Nancy is perplexed as to why Hank would be calling her but realizing her situation is dire, she takes him up on his offer to meet him at his apartment. When the duo finally comes face to face, it is possibly the most awkward moment in filmdom. He opens the door covered in tin foil. Of course, this is odd and Nancy immediately becomes wary. The two approach one another like animals in a pre-mating ritual, unsure and definitely cautious. However, when their eyes meet, you see the spark between the unlikely couple. They are kindred spirits, you might say. Both attempt to make small talk with Nancy looking as if she wants to bolt at any minute.

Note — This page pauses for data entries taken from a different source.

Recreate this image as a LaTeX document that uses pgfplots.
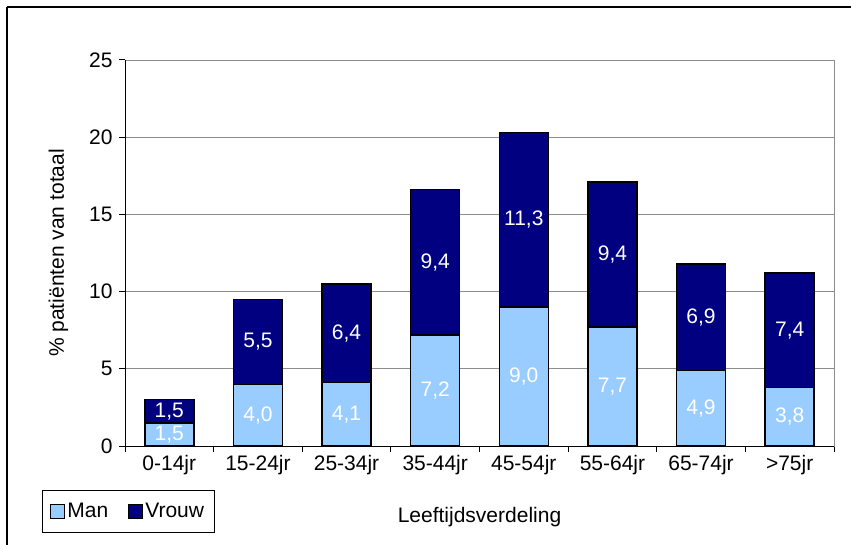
\documentclass[border=0pt]{standalone}
\usepackage{pgfplots}
\pgfplotsset{compat=1.18}
\usepackage{fontspec}
\setmainfont{Liberation Sans}
\definecolor{manc}{HTML}{99CCFF}
\definecolor{vrouwc}{HTML}{000080}
\begin{document}
\begin{tikzpicture}[x=1pt,y=1pt]
\path[use as bounding box] (0,0) rectangle (851,544);
\draw[line width=1.4pt] (7,537) -- (900,537);
\draw[line width=1.4pt] (7,537) -- (7,-10);
\begin{axis}[
 at={(125pt,98pt)}, anchor=south west,
 scale only axis, width=709pt, height=386pt,
 ybar stacked, bar width=49pt,
 xmin=-0.5, xmax=7.5, ymin=0, ymax=25,
 xtick={0,...,7},
 xticklabels={0-14jr,15-24jr,25-34jr,35-44jr,45-54jr,55-64jr,65-74jr,>75jr},
 minor xtick={-0.5,0.5,...,7.5},
 ytick={0,5,...,25},
 xtick pos=bottom, ytick pos=left,
 tick align=outside,
 major tick length=6pt, minor tick length=6pt,
 major x tick style={draw=none},
 minor x tick style={black, line width=1pt},
 y tick style={black, line width=1pt},
 ymajorgrids, grid style={gray!90, line width=0.9pt},
 axis line style={gray!90, line width=0.9pt},
 /pgf/number format/assume math mode=true,
 ticklabel style={font=\fontsize{21}{25}\selectfont},
 yticklabel shift=3pt,
 xticklabel shift=0pt,
 label style={font=\fontsize{21}{25}\selectfont},
 xlabel={Leeftijdsverdeling},
 ylabel={\% patiënten van totaal},
 xlabel style={at={(axis description cs:0.5,-0.184)}, anchor=center},
 ylabel style={at={(axis description cs:-0.094,0.5)}, anchor=center},
 legend style={at={(axis description cs:-0.117,-0.225)}, anchor=south west,
   legend columns=2, draw=black, line width=0.9pt, font=\fontsize{21}{25}\selectfont,
   inner xsep=8pt, inner ysep=11pt,
   /tikz/every even column/.append style={column sep=18pt}},
 legend image code/.code={\draw[#1, draw=black, line width=1pt] (0pt,-7pt) rectangle (14pt,7pt);},
]
\addplot[fill=manc, draw=black, line width=1.4pt] coordinates {(0,1.5) (1,4.0) (2,4.1) (3,7.2) (4,9.0) (5,7.7) (6,4.9) (7,3.8)};
\addplot[fill=vrouwc, draw=black, line width=1.4pt] coordinates {(0,1.5) (1,5.5) (2,6.4) (3,9.4) (4,11.3) (5,9.4) (6,6.9) (7,7.4)};
\legend{Man,Vrouw}
\draw[black, line width=1pt] (rel axis cs:0,1) -- (rel axis cs:0,0) -- (rel axis cs:1,0);
\end{axis}
\begin{axis}[
 at={(125pt,98pt)}, anchor=south west,
 scale only axis, width=709pt, height=386pt,
 xmin=-0.5, xmax=7.5, ymin=0, ymax=25, hide axis,
]
\addplot[draw=none, mark=none, nodes near coords={\pgfmathprintnumber[fixed,fixed zerofill,precision=1,use comma,assume math mode=true]{\pgfplotspointmeta}},
 point meta=explicit,
 every node near coord/.append style={anchor=center, text=white, font=\fontsize{21}{25}\selectfont}]
 table[meta=m] {
x y m
0 0.75 1.5
1 2.0 4.0
2 2.05 4.1
3 3.6 7.2
4 4.5 9.0
5 3.85 7.7
6 2.45 4.9
7 1.9 3.8
0 2.25 1.5
1 6.75 5.5
2 7.3 6.4
3 11.9 9.4
4 14.65 11.3
5 12.4 9.4
6 8.35 6.9
7 7.5 7.4
};
\end{axis}
\end{tikzpicture}
\end{document}
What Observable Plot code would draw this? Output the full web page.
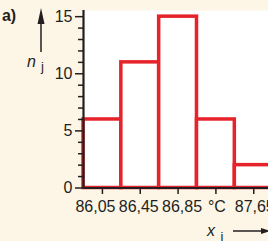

Finally, fed up with the weirdness, Nancy decides to leave. Not wanting to lose her, Hank attempts to prove to her that they do have something in common and that is when they find out about their mutual love of poetry. When he reveals that he is a writer, she is intrigued and wants to see his work but he is hesitant because he doesn’t want to be rejected by her. Reluctantly, he lets her read one of his poems. Instead, she is amazed at how talented he is. The entire time that Hank is trying to be “normal” he keeps getting bombarded by horrific imagery, namely the Mad Brain Surgeon (Bruce Campbell again) trying to inject him with a super hypodermic. These fantasies trigger seizure like symptoms and when he is in that state, he accidentally knocks Nancy out because he thinks she’s the Surgeon.
When he realizes what he’s done, he tries to revive her only to have her hallucinate that he is Comet, the gang leader. She pulls a gun on him and almost blows him away. Horrified, she extricates herself from Hank and runs away into the night.
Knight in Shining Armor to the Rescue
We do know that Hank is a bit of an agoraphobic since he hasn’t left his apartment in six months. But something propels him into leaving to rescue Nancy. It is a bit of a struggle for him with the doorknob emitting an electric shock but he overcomes all this by strapping on a suit of tin foil which oddly enough looks like armor. He becomes a knight in search of his lady.
Out on the mean streets again, Nancy is trying to avoid trouble but it finds her. Before Comet and his thugs can blow her away, Hank appears and starts fighting for the love of his life. Meanwhile, in all the chaos, Nancy has a breakdown. Picking up her revolver, she decides to end it all. After Hank vanquishes the evil, he is chased by a gigantic spider. This puts him in a panic. He pleads for Nancy to help him. She tries aiming her gun but has nothing in her scope since she can’t see the arachnid. So, she fires a round off and ends up nailing a garbage truck shattering Hank’s delusion.
The “Happily Ever After”
Do they live happily ever after? We might not ever know but we can be certain that they will start a journey as a couple because Hank takes her to Michigan to his brother’s wedding. What I enjoy so much about Josh Becker’s work is that he takes a genre and the conventions that we are familiar with and turns them upside down. With Lunatics: A Love Story, he manages to blend horror, psychedelia and romance almost like the films of Roger Corman in the 60’s.
Ted Raimi and Deborah Foreman really shine in this film. They pour their hearts and souls into their characters and it shows. For those who think that Raimi doesn’t have the potential to be a leading man and are only use to him playing comical second bananas, they will be pleasantly surprised. If you are tired of reboots, reimaginings, remakes, etc., pick up this Josh Becker gem. Hollywood could definitely use more creators like him.